At first glance it seems utterly worthless, the posts are limited to 146 characters which makes it hard to write anything of substance. It is promoted as “A global community of friends and strangers answering one simple question: What are you doing?” and this lends itself to posts about making a cup of tea, or about how you hate tinsel. I am no better for my last Twittering was “I think, Like DG, I shall make myself a nice cup of tea before tackling WordPress install.“. Hardly ‘War and Peace’.
However, this belies the beauty of it. Once you have added a few friends (and more and more people are signing up as this meme spreads), then the inflow of short messages become like a Zen cloud of how people are feeling. Sure, Alice may be getting grumpy, but Bob is gearing up for a fun night out. You instantly become more connected to your friends even though this is a mostly one way communication.

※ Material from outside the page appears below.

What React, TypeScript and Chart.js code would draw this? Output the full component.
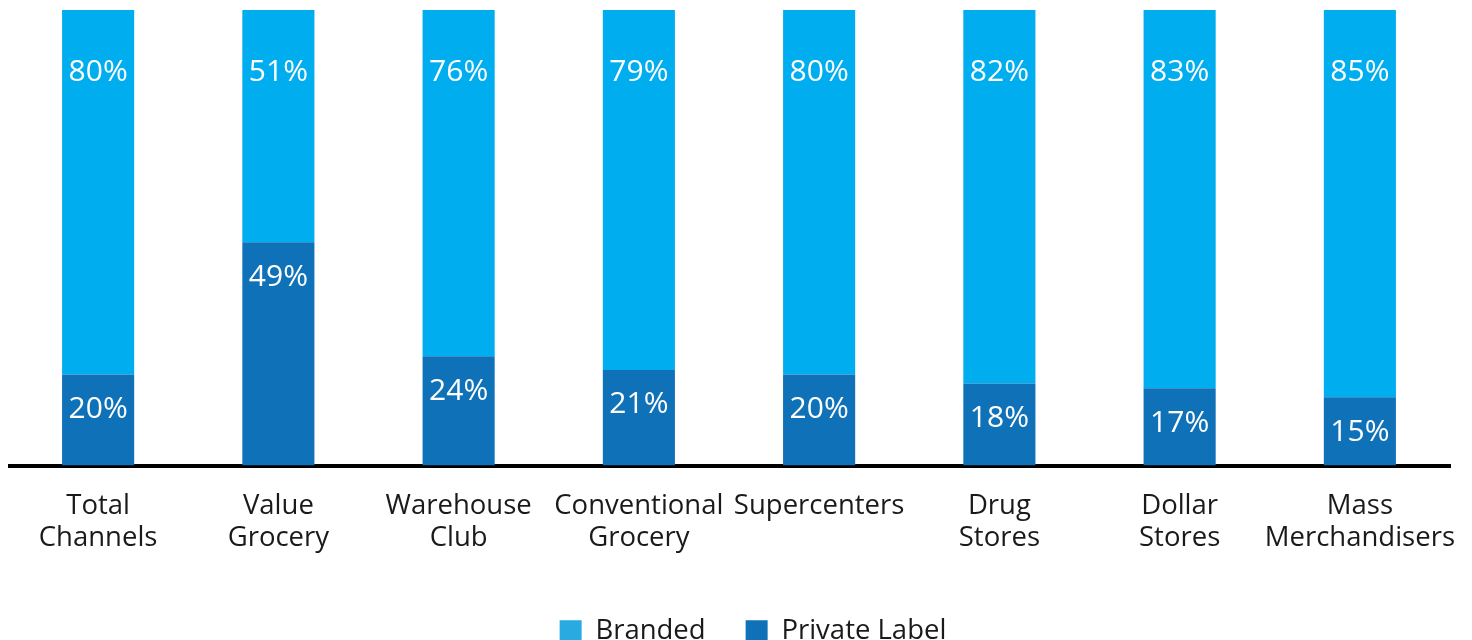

In a world where many of our friends are our ‘blogmates’, where we are more likely to email than phone and where physically meeting people is becoming more of a rarity, Twitter allows us to feel more connected. The desire to keep in touch with friends, and to let them keep in touch with you leads to regular posting, and the less ‘important’ the post, the more you feel you are being allowed into that poster’s life.
It does spark some questions on privacy, while adults who have grown to use technologies like this are perhaps better prepared to self-censor, I worry a little about what children may divulge without considering the consequences. I also think that it is only a matter of time before someone drunkenly lets slip some ‘indiscretion’. We may have learned to not blog drunk, but with the ease of posting from a mobile phone it will be so much easier to slip. While you may make a fool of yourself at the office Christmas party, with Twitter you could reach a global audience.
I’m wondering what use other people or companies may put it to. It would be ideal for the organising of ‘flash mobs’ and on a more serious note it is an easy way to update people on the weather, local traffic and news or even sports results.